C’est plus ou moins ce qu’ont montré des études menées sur des milliers de personnes, que ce soit en laboratoire ou non. Il y a deux leçons à tirer de toutes ces expériences :


La quantité de volonté que nous avons est limitée et elle se réduit au fur et à mesure que nous l’utilisons.
Nous puisons dans le même stock de volonté pour effectuer toutes sortes de tâches.

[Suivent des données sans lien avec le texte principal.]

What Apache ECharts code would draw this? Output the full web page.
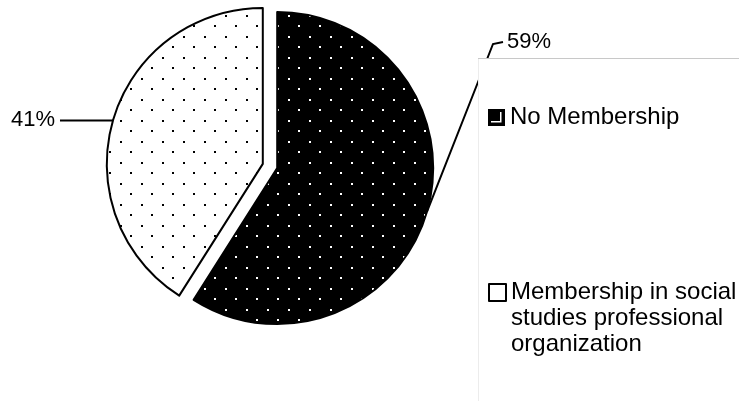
<!DOCTYPE html>
<html>
<head>
<meta charset="utf-8">
<script src="https://cdn.jsdelivr.net/npm/echarts@6/dist/echarts.min.js"></script>
<style>
  html, body { margin: 0; background: #fff; }
  #chart { width: 739px; height: 401px; }
</style>
</head>
<body>
<div id="chart"></div>
<script>
const categories = ['No Membership', 'Membership in social\nstudies professional\norganization'];
const shares = [59, 41];
const shareLabels = ['59%', '41%'];

const FONT = '"Liberation Sans", Arial, sans-serif';
const CX = 270, CY = 166, R = 156, EXPLODE = 7.5;

// dotted fill like the old excel pattern
function dotPattern(bg, dot) {
  const c = document.createElement('canvas');
  c.width = 21;
  c.height = 21;
  const ctx = c.getContext('2d');
  ctx.fillStyle = bg;
  ctx.fillRect(0, 0, 21, 21);
  ctx.fillStyle = dot;
  ctx.fillRect(4, 4, 2, 2);
  ctx.fillRect(15, 15, 2, 2);
  return { image: c, repeat: 'repeat' };
}

const fills = [dotPattern('#000', '#fff'), dotPattern('#fff', '#000')];

// each slice is pulled out along its own mid angle
const total = shares.reduce((a, b) => a + b, 0);
let acc = 0;
const centers = shares.map(v => {
  const mid = (acc + v / 2) / total * 2 * Math.PI;
  acc += v;
  return [CX + EXPLODE * Math.sin(mid), CY - EXPLODE * Math.cos(mid)];
});

function sliceSeries(k) {
  return {
    type: 'pie',
    center: centers[k],
    radius: R,
    startAngle: 90,
    clockwise: true,
    silent: true,
    emphasis: { disabled: true },
    label: {
      show: true,
      position: 'outside',
      formatter: p => shareLabels[p.dataIndex],
      fontSize: 22,
      color: '#000',
      fontFamily: FONT
    },
    labelLine: {
      show: true,
      length: 0,
      length2: 53,
      lineStyle: { color: '#000', width: 2 }
    },
    labelLayout: k === 0 ? function (p) {
      if (p.dataIndex !== 0) return {};
      const x = 507, y = 42;
      return {
        x: x, y: y, align: 'left', verticalAlign: 'middle',
        labelLinePoints: [p.labelLinePoints[0], [x - 14, y + 2], [x - 4, y]]
      };
    } : null,
    data: shares.map((v, j) => j === k ? {
      name: categories[j],
      value: v,
      itemStyle: { color: fills[j], borderColor: '#000', borderWidth: 2 }
    } : {
      name: '',
      value: v,
      itemStyle: { color: 'transparent', borderWidth: 0 },
      label: { show: false },
      labelLine: { show: false }
    })
  };
}

const legendText = { fontSize: 24, color: '#000', fontFamily: FONT, lineHeight: 26 };

const chart = echarts.init(document.getElementById('chart'));

chart.setOption({
  backgroundColor: '#fff',
  animation: false,
  legend: [{
    orient: 'vertical',
    left: 488,
    top: 104.5,
    padding: 0,
    itemWidth: 17,
    itemHeight: 17,
    selectedMode: false,
    textStyle: legendText,
    data: [{
      name: categories[0],
      // black box with the little white corner of the pattern swatch
      icon: 'path://M0,0H17V17H0Z M12,3L12,12L3,12L3,13.5L13.5,13.5L13.5,3Z',
      itemStyle: { color: '#000', borderWidth: 0 }
    }]
  }, {
    orient: 'vertical',
    left: 488,
    top: 278.5,
    padding: 0,
    itemWidth: 17,
    itemHeight: 78,
    selectedMode: false,
    textStyle: legendText,
    data: [{
      name: categories[1],
      // square sits at the first text line, moves stretch the icon box to the text height
      icon: 'path://M0,4.5H17V21.5H0Z M0,0 M17,78',
      itemStyle: { color: '#fff', borderColor: '#000', borderWidth: 2 }
    }]
  }],
  graphic: [{
    type: 'rect',
    z: 3,
    shape: { x: 478.5, y: 58.5, width: 300, height: 400 },
    style: { fill: '#fff', stroke: '#ececec', lineWidth: 1 }
  }, {
    type: 'line',
    z: 3,
    shape: { x1: 478, y1: 58.5, x2: 739, y2: 58.5 },
    style: { stroke: '#c8c8c8', lineWidth: 1 }
  }],
  series: [sliceSeries(0), sliceSeries(1)]
});
</script>
</body>
</html>
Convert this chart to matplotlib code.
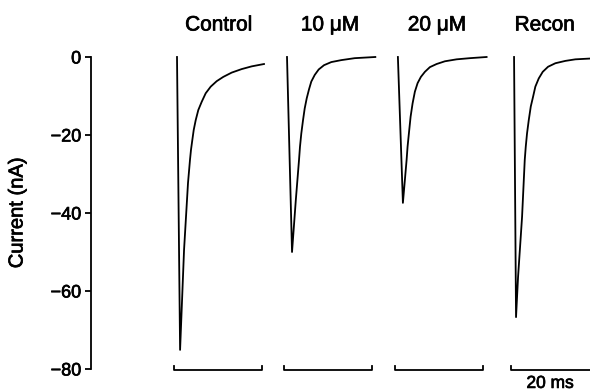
import matplotlib.pyplot as plt
import matplotlib.patheffects as pe

plt.rcParams['font.family'] = ['Liberation Sans', 'DejaVu Sans']

# trace labels and where each trace starts (ms)
labels = ['Control', '10 μM', '20 μM', 'Recon']
offsets = [0.0, 25.0, 50.2, 76.6]

# current traces: time (ms) from trace start, current (nA)
control_t = [0, 0.7, 1.6, 2.5, 2.95, 3.18, 3.48, 3.80, 4.25, 4.84, 5.61, 6.52,
             7.66, 9.02, 10.52, 12.43, 14.7, 16.98, 19.77]
control_i = [0, -75.1, -49.5, -32.3, -26.4, -23.8, -21.3, -18.7, -16.2, -13.6, -11.5, -9.3,
             -7.6, -6.2, -5.1, -4.0, -3.1, -2.4, -1.8]

uM10_t = [0, 1.14, 2.0, 2.73, 2.95, 3.25, 3.64, 4.02, 4.48, 5.0, 5.52, 6.30,
          7.2, 8.41, 10.07, 12.34, 15.39, 20.07]
uM10_i = [0, -50.0, -36.7, -26.4, -23.0, -19.6, -16.2, -13.2, -10.6, -8.3, -6.3, -4.6,
          -3.2, -2.1, -1.3, -0.8, -0.3, 0]

uM20_t = [0, 1.14, 1.98, 2.2, 2.5, 2.89, 3.34, 3.86, 4.48, 5.23, 6.14, 7.27,
          8.80, 10.68, 13.34, 16.36, 20.16]
uM20_i = [0, -37.4, -26.4, -23.0, -19.6, -15.3, -11.9, -8.9, -6.7, -5.1, -3.8, -2.6,
          -1.8, -1.1, -0.6, -0.3, 0]

recon_t = [0, 0.45, 0.91, 1.82, 2.43, 2.66, 2.95, 3.34, 3.80, 4.32, 4.84, 5.61,
           6.52, 7.73, 9.39, 11.66, 13.93, 17.27]
recon_i = [0, -66.7, -56.4, -41.0, -26.4, -23.0, -19.6, -16.2, -12.7, -10.2, -7.6, -5.5,
           -3.8, -2.5, -1.6, -1.0, -0.6, -0.4]

traces = [(control_t, control_i), (uM10_t, uM10_i), (uM20_t, uM20_i), (recon_t, recon_i)]

bar_len = 20  # ms, time scale bar
yticks = [0, -20, -40, -60, -80]

# scanned print looks a bit heavier than a plain regular face
bold = [pe.withStroke(linewidth=0.5, foreground='black')]

fig = plt.figure(figsize=(5.9, 3.92), dpi=100)
ax = fig.add_axes([0.1542, 0.0388, 0.8458, 0.8357])

label_x = [9.5, 9.8, 8.9, 7.0]
for (t, cur), off, lab, lx in zip(traces, offsets, labels, label_x):
    ax.plot([off + v for v in t], cur, color='black', lw=1.3, clip_on=False,
            solid_joinstyle='round')
    # 20 ms bracket under each trace
    x0 = off - 0.7
    ax.plot([x0, x0, x0 + bar_len, x0 + bar_len], [-79.2, -80.3, -80.3, -79.2],
            color='black', lw=1.3, clip_on=False)
    ax.text(off + lx, 8.2, lab, ha='center', va='center', fontsize=15, path_effects=bold)

ax.text(84.8, -83.7, '20 ms', ha='center', va='center', fontsize=12.5, path_effects=bold)

ax.set_xlim(-19.55, 93.86)
ax.set_ylim(-82, 2)
ax.set_yticks(yticks)
ax.set_yticklabels(['0', '−20', '−40', '−60', '−80'], fontsize=13)
for lbl in ax.get_yticklabels():
    lbl.set_path_effects(bold)
ax.tick_params(axis='y', direction='out', length=4, width=1.3, pad=3)
ax.set_xticks([])
for s in ['top', 'right', 'bottom']:
    ax.spines[s].set_visible(False)
ax.spines['left'].set_bounds(-80, 0)
ax.spines['left'].set_linewidth(1.3)

fig.text(17 / 590, 1 - 213 / 392, 'Current (nA)', rotation=90,
         ha='center', va='center', fontsize=14.5, path_effects=bold)

fig.savefig('out.png', dpi=100)
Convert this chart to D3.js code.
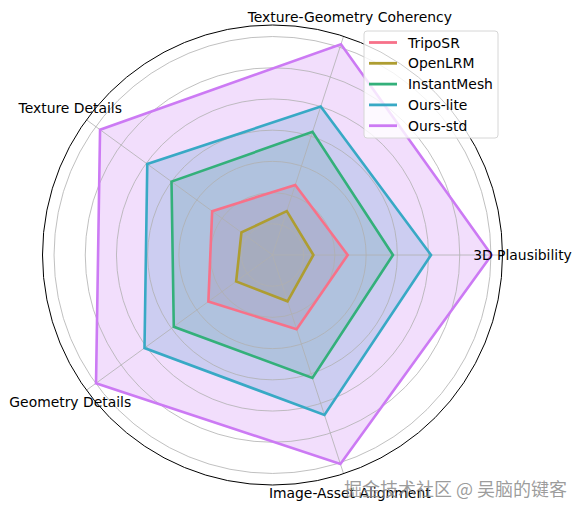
<!DOCTYPE html>
<html>
<head>
<meta charset="utf-8">
<script src="https://cdn.jsdelivr.net/npm/d3@7"></script>
<style>
  body { margin: 0; background: #fff; }
  svg { display: block; font-family: "DejaVu Sans", sans-serif; }
</style>
</head>
<body>
<div id="chart"></div>
<script>
// axes go counter-clockwise from east, like matplotlib polar
const axes = ["3D Plausibility", "Texture-Geometry Coherency", "Texture Details", "Geometry Details", "Image-Asset Alignment"];
const series = ["TripoSR", "OpenLRM", "InstantMesh", "Ours-lite", "Ours-std"];
const tripoSR = [2.41, 2.36, 2.39, 2.54, 2.50];
const openLRM = [1.31, 1.48, 1.23, 1.44, 1.56];
const instantMesh = [3.86, 4.15, 4.00, 3.91, 4.14];
const oursLite = [5.08, 5.00, 4.96, 5.07, 5.39];
const oursStd = [7.02, 7.10, 6.83, 6.99, 7.04];
const gridTicks = [1, 2, 3, 4, 5, 6, 7];
const rMax = 7.37;

const colors = ["#f77189", "#ae9d31", "#33b07a", "#38a9c5", "#cc7af4"];
const values = [tripoSR, openLRM, instantMesh, oursLite, oursStd];

const W = 583, H = 510;
const cx = 272.5, cy = 255, R = 230;

const svg = d3.select("#chart").append("svg")
    .attr("width", W)
    .attr("height", H);

const g = svg.append("g").attr("transform", "translate(" + cx + "," + cy + ")");

const r = d3.scaleLinear().domain([0, rMax]).range([0, R]);
// matplotlib theta (ccw from east) -> d3 radial angle (cw from north)
const theta = d3.scaleLinear().domain([0, axes.length]).range([0, 2 * Math.PI]);
const d3Angle = i => Math.PI / 2 - theta(i);

const radial = d3.lineRadial()
    .angle((d, i) => d3Angle(i))
    .radius(d => r(d))
    .curve(d3.curveLinearClosed);

// fills first
values.forEach((vals, k) => {
    g.append("path")
        .attr("d", radial(vals))
        .attr("fill", colors[k])
        .attr("fill-opacity", 0.25)
        .attr("stroke", "none");
});

// grid circles and spokes
g.selectAll("circle.grid")
    .data(gridTicks)
    .enter()
    .append("circle")
    .attr("class", "grid")
    .attr("r", d => r(d))
    .attr("fill", "none")
    .attr("stroke", "#b0b0b0")
    .attr("stroke-width", 0.8);

g.selectAll("line.spoke")
    .data(axes)
    .enter()
    .append("line")
    .attr("x1", 0)
    .attr("y1", 0)
    .attr("x2", (d, i) => R * Math.cos(theta(i)))
    .attr("y2", (d, i) => -R * Math.sin(theta(i)))
    .attr("stroke", "#b0b0b0")
    .attr("stroke-width", 0.8);

// outlines
values.forEach((vals, k) => {
    g.append("path")
        .attr("d", radial(vals))
        .attr("fill", "none")
        .attr("stroke", colors[k])
        .attr("stroke-width", 2.6)
        .attr("stroke-linejoin", "miter");
});

// outer spine
g.append("circle")
    .attr("r", R)
    .attr("fill", "none")
    .attr("stroke", "#000")
    .attr("stroke-width", 1);

// axis labels
const labelR = 250;
g.selectAll("text.axis")
    .data(axes)
    .enter()
    .append("text")
    .attr("x", (d, i) => labelR * Math.cos(theta(i)))
    .attr("y", (d, i) => -labelR * Math.sin(theta(i)))
    .attr("text-anchor", "middle")
    .attr("dominant-baseline", "central")
    .style("font-size", "13.9px")
    .attr("fill", "#000")
    .text(d => d);

// legend
const lg = svg.append("g").attr("transform", "translate(364,31)");
lg.append("rect")
    .attr("width", 134)
    .attr("height", 107)
    .attr("rx", 3)
    .attr("fill", "#fff")
    .attr("fill-opacity", 0.8)
    .attr("stroke", "#d6d6d6")
    .attr("stroke-width", 1);

series.forEach((name, k) => {
    const y = 11.5 + k * 20.8;
    lg.append("line")
        .attr("x1", 5)
        .attr("x2", 33)
        .attr("y1", y)
        .attr("y2", y)
        .attr("stroke", colors[k])
        .attr("stroke-width", 2.8);
    lg.append("text")
        .attr("x", 44)
        .attr("y", y)
        .attr("dominant-baseline", "central")
        .style("font-size", "13.9px")
        .attr("fill", "#000")
        .text(name);
});

// watermark
svg.append("text")
    .attr("x", 567)
    .attr("y", 488)
    .attr("text-anchor", "end")
    .attr("dominant-baseline", "central")
    .style("font-family", "'Noto Sans CJK SC', sans-serif")
    .style("font-size", "18px")
    .attr("fill", "#8a8a8a")
    .attr("fill-opacity", 0.85)
    .text("掘金技术社区 @ 吴脑的键客");
</script>
</body>
</html>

Vous pensez peut-être que vous avez des réserves de self-control différentes quand vous travaillez, quand vous suivez un régime, quand vous faites de l’exercice, et quand vous vous montrez gentil envers votre famille. Cependant, l’expérience des radis a montré que l’origine de l’énergie nécessaire à deux activités qui n’ont aucun rapport – résister à la tentation de manger du chocolat et résoudre des problèmes de géométrie – est la même, et d’autres expériences l’ont souvent confirmé depuis. Il y a des liens secrets entre les choses si diverses que nous faisons chaque jour. Nous puisons dans les mêmes réserves de volonté lorsque nous gérons la frustration que nous causent les embouteillages, lorsque nous nous retenons de manger ce dont nous avons envie, et lorsque nous gardons notre calme face à des collègues agaçants, des employeurs difficiles à satisfaire, et des enfants qui font la tête. Résister à un dessert à la fin du déjeuner, c’est avoir moins d’énergie pour complimenter son employeur sur son affreuse coupe de cheveux. Les expériences sur l’épuisement de l’ego confirment les histoires qu’on raconte parfois sur les gens frustrés qui donnent des coups de pied à leur chien en rentrant du travail, même si de nos jours, les travailleurs ne sont en général pas si méchants avec leurs animaux domestiques. Aujourd’hui, ils ont plutôt tendance à être désagréables avec ceux avec qui ils vivent.